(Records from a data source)

+++++

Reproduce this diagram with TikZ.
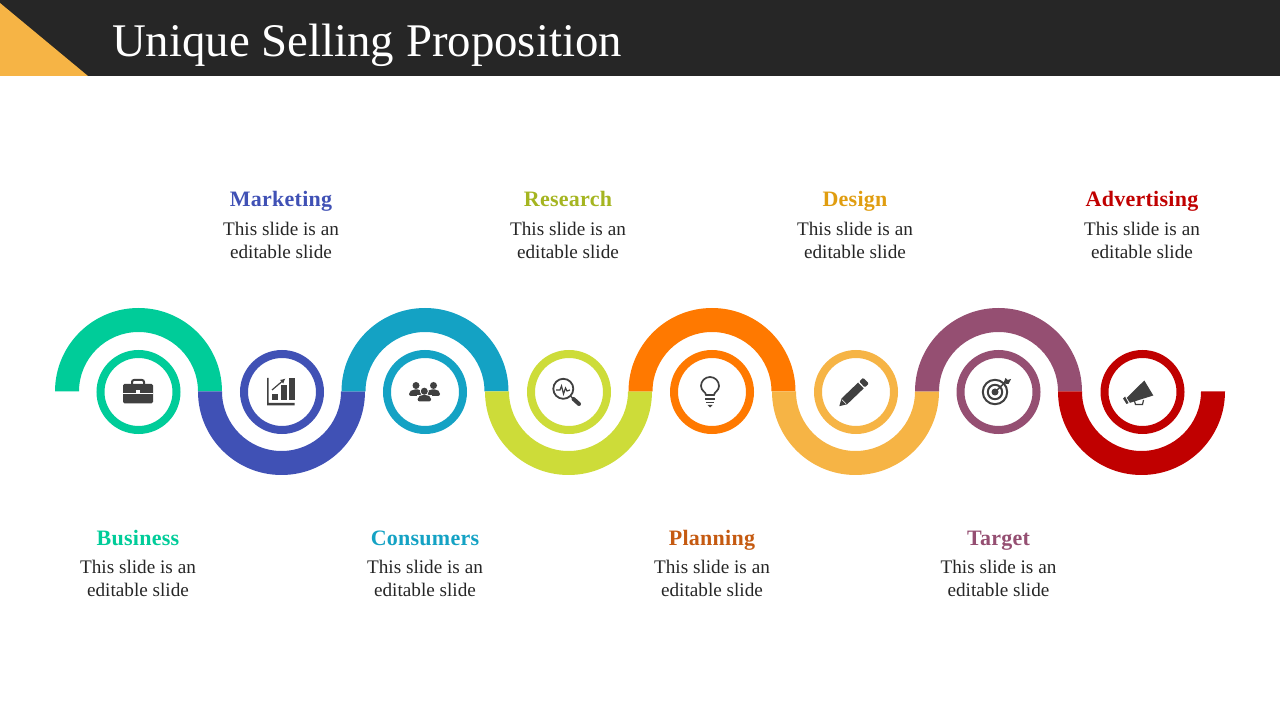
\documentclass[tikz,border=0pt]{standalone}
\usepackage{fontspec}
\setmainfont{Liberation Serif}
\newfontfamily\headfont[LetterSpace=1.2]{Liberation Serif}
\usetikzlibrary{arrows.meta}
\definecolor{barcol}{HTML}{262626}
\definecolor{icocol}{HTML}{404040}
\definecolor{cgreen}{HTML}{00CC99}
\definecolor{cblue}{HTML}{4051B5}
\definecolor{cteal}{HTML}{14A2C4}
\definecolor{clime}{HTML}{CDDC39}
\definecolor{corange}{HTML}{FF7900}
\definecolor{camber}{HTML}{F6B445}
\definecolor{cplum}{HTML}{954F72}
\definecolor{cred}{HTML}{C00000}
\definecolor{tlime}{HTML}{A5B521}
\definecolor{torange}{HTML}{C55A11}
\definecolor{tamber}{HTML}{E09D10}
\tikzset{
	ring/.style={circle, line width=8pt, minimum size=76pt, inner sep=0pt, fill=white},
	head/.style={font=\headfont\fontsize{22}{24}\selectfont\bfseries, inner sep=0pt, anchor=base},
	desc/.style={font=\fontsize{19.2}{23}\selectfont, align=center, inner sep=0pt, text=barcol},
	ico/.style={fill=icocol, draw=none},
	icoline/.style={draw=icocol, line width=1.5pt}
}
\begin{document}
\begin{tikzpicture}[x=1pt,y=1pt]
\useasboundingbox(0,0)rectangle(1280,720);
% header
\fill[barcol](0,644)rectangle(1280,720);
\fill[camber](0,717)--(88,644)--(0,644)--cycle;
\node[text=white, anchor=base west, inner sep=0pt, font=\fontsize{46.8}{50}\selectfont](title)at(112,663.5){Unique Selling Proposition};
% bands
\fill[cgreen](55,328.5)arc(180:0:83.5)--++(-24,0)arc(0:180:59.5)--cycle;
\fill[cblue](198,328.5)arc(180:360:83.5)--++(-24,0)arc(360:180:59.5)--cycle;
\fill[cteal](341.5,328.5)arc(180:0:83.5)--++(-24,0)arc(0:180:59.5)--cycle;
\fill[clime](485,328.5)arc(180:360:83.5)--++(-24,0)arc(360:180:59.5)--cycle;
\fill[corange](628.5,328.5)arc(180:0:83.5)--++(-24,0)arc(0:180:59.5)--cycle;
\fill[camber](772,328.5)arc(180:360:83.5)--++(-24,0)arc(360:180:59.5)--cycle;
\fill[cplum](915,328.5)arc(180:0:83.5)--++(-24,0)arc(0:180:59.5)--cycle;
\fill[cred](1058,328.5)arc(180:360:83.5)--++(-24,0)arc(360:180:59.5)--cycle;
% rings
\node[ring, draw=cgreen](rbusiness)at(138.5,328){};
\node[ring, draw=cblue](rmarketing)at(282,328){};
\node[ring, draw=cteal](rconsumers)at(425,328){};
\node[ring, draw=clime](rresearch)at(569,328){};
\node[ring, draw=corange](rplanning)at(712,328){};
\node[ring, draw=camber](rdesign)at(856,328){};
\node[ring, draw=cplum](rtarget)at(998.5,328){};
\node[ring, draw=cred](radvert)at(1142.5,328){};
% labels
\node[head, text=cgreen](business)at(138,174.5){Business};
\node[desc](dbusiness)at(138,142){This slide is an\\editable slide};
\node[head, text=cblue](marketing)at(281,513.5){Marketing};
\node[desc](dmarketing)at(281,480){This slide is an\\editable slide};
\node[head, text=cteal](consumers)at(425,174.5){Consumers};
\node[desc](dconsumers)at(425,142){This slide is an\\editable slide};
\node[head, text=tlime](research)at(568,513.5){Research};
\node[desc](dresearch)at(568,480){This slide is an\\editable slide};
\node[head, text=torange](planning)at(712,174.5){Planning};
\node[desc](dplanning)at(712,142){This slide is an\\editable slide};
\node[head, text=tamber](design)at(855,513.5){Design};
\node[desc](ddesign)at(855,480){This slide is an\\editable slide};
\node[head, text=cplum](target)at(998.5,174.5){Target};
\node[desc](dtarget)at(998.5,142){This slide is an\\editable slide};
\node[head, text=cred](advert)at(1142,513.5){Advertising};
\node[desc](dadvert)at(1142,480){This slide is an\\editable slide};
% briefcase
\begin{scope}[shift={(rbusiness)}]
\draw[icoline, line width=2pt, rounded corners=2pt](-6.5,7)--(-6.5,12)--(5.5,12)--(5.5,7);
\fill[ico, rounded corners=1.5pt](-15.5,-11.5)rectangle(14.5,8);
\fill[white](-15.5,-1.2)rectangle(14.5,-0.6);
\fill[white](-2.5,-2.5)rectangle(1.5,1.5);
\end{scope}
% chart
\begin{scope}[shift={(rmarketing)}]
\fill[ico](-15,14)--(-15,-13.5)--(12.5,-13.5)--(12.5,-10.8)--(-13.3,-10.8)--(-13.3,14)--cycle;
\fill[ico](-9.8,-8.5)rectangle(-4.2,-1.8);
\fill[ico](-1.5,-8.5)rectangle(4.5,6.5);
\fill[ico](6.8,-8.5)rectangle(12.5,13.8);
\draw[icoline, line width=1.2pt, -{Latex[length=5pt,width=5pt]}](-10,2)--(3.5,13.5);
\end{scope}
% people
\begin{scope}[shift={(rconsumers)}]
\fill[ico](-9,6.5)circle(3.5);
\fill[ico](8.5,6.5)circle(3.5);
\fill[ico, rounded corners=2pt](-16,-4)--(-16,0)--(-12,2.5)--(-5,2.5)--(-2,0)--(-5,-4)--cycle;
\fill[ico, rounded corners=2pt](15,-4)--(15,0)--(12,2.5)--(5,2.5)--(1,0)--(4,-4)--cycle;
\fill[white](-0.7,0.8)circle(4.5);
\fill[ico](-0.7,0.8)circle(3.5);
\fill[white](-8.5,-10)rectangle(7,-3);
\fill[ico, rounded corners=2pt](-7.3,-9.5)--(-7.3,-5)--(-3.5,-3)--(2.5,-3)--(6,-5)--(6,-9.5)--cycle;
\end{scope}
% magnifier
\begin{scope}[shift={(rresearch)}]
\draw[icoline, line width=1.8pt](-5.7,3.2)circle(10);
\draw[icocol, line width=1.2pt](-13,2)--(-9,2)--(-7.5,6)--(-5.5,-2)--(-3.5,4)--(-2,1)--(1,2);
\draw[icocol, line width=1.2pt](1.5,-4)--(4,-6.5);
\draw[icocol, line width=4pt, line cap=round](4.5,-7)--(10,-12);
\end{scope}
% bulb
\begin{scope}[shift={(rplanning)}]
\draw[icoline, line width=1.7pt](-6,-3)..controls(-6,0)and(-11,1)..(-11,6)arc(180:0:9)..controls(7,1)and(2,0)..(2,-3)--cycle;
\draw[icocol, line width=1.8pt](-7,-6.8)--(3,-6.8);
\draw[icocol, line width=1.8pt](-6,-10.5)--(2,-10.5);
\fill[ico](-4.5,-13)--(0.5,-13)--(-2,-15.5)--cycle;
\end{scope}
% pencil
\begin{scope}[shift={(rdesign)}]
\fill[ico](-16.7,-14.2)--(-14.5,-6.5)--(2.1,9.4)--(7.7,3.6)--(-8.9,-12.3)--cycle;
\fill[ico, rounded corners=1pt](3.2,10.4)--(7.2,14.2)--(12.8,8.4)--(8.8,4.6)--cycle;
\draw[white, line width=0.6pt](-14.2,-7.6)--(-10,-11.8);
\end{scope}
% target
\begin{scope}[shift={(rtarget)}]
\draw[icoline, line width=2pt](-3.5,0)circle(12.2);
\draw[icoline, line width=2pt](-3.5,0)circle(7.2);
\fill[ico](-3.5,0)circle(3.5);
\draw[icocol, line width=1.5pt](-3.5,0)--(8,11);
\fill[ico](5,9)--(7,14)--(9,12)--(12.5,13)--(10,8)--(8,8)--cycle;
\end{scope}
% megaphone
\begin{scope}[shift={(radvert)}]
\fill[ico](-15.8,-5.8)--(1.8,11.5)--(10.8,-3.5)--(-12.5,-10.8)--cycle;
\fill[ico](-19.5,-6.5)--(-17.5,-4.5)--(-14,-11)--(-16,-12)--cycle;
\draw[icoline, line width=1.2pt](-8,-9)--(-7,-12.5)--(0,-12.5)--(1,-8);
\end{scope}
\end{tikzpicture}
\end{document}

+++++

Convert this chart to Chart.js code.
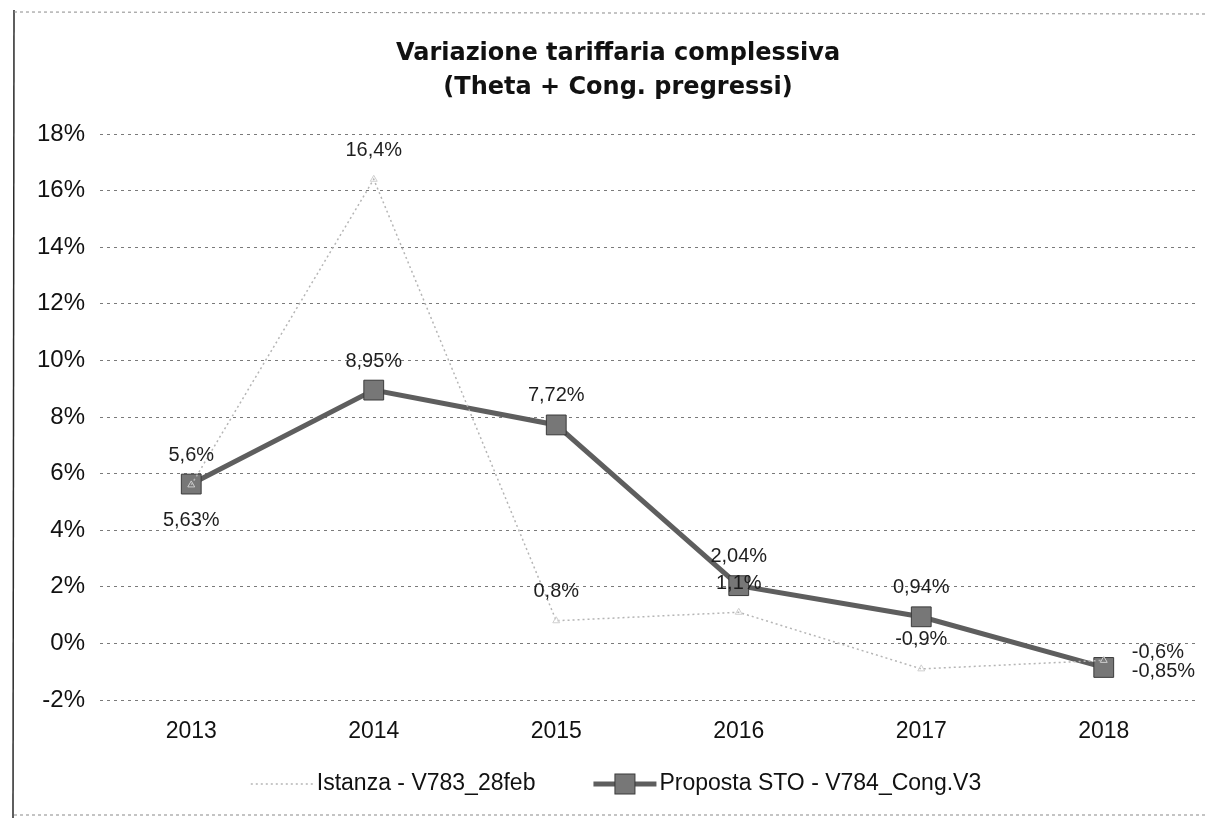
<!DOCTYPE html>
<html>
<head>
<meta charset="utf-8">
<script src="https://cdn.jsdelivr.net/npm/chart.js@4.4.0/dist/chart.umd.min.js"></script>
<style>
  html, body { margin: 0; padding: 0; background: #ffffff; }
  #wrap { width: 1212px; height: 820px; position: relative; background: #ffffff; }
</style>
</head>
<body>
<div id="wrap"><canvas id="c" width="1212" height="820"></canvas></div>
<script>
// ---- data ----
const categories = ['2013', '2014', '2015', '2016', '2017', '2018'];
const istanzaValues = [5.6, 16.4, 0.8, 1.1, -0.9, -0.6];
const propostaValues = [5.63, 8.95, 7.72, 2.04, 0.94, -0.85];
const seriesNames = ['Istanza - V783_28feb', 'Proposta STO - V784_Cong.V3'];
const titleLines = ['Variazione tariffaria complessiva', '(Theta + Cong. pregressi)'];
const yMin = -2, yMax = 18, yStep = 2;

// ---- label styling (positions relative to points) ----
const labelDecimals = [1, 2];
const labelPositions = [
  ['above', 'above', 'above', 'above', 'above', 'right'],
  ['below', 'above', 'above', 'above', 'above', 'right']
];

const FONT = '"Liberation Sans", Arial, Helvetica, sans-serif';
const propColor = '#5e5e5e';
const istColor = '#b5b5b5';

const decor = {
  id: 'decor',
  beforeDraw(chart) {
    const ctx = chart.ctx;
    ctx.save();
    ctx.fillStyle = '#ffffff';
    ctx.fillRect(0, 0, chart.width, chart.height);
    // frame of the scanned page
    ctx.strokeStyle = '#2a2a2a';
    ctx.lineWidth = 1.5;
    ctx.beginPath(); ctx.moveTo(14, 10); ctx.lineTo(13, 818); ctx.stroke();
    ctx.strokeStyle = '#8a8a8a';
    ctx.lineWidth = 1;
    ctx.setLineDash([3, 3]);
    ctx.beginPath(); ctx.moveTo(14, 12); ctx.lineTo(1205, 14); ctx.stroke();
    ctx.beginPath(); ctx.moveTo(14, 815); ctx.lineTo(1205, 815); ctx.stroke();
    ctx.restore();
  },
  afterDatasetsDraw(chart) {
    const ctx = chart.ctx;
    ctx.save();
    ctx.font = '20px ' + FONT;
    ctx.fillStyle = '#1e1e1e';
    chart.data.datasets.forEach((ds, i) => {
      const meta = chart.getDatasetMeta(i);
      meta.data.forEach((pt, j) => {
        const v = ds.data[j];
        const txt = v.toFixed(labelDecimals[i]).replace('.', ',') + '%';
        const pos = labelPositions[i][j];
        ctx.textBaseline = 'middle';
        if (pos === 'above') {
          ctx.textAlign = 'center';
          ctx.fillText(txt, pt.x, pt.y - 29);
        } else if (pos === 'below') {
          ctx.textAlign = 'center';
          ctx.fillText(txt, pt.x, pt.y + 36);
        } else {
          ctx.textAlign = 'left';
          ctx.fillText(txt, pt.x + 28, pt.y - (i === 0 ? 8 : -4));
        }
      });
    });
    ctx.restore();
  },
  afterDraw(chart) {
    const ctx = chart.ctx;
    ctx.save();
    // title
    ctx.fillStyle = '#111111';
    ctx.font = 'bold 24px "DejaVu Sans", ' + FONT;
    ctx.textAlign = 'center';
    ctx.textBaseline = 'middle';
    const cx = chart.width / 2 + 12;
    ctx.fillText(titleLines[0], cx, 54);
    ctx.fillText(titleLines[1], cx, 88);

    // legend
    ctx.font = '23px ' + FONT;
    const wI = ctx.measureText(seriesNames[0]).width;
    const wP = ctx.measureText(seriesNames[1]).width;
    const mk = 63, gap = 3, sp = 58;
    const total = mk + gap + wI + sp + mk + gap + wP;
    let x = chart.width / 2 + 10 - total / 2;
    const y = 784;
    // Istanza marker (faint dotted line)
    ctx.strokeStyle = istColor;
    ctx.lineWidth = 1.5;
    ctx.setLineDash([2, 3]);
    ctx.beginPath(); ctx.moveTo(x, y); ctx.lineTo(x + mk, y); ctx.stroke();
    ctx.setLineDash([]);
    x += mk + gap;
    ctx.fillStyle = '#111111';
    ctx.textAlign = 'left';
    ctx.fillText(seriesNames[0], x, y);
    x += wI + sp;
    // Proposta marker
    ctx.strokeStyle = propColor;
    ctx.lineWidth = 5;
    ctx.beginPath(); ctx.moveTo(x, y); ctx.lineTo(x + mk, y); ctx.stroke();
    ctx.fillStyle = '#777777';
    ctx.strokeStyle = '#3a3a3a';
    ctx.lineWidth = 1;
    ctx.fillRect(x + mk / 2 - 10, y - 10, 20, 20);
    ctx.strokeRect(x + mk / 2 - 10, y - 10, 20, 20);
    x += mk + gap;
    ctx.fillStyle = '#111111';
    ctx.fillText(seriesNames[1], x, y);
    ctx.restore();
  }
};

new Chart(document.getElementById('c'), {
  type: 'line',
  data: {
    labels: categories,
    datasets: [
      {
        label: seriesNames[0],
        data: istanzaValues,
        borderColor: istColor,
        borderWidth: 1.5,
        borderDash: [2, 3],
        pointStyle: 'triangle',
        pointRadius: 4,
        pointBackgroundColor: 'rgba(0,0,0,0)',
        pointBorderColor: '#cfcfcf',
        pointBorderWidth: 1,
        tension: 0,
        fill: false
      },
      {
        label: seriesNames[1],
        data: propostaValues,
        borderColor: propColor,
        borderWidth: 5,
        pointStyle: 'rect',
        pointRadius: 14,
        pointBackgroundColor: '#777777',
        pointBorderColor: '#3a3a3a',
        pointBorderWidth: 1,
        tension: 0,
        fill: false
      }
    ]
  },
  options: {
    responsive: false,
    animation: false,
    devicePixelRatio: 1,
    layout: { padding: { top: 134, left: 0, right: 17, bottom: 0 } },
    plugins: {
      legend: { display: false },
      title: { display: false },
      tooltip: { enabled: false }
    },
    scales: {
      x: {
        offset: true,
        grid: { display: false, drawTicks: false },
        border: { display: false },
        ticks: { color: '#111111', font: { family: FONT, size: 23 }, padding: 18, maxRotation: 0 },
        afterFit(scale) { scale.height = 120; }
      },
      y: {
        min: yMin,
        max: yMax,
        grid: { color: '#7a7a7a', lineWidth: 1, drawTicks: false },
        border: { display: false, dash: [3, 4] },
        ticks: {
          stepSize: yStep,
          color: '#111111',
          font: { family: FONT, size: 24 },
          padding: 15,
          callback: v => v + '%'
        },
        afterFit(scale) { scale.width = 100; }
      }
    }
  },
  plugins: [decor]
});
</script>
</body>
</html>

+++++

** TO BE DONE **
Only the lines from the one containing "Convert this chart to Chart.js code." down to the one containing "const yMin = -2, yMax = 18, yStep = 2;" should be copied, exactly and with both ends kept. Drop the pictures.

** WRITTEN RESPONSE **
Convert this chart to Chart.js code.
<!DOCTYPE html>
<html>
<head>
<meta charset="utf-8">
<script src="https://cdn.jsdelivr.net/npm/chart.js@4.4.0/dist/chart.umd.min.js"></script>
<style>
  html, body { margin: 0; padding: 0; background: #ffffff; }
  #wrap { width: 1212px; height: 820px; position: relative; background: #ffffff; }
</style>
</head>
<body>
<div id="wrap"><canvas id="c" width="1212" height="820"></canvas></div>
<script>
// ---- data ----
const categories = ['2013', '2014', '2015', '2016', '2017', '2018'];
const istanzaValues = [5.6, 16.4, 0.8, 1.1, -0.9, -0.6];
const propostaValues = [5.63, 8.95, 7.72, 2.04, 0.94, -0.85];
const seriesNames = ['Istanza - V783_28feb', 'Proposta STO - V784_Cong.V3'];
const titleLines = ['Variazione tariffaria complessiva', '(Theta + Cong. pregressi)'];
const yMin = -2, yMax = 18, yStep = 2;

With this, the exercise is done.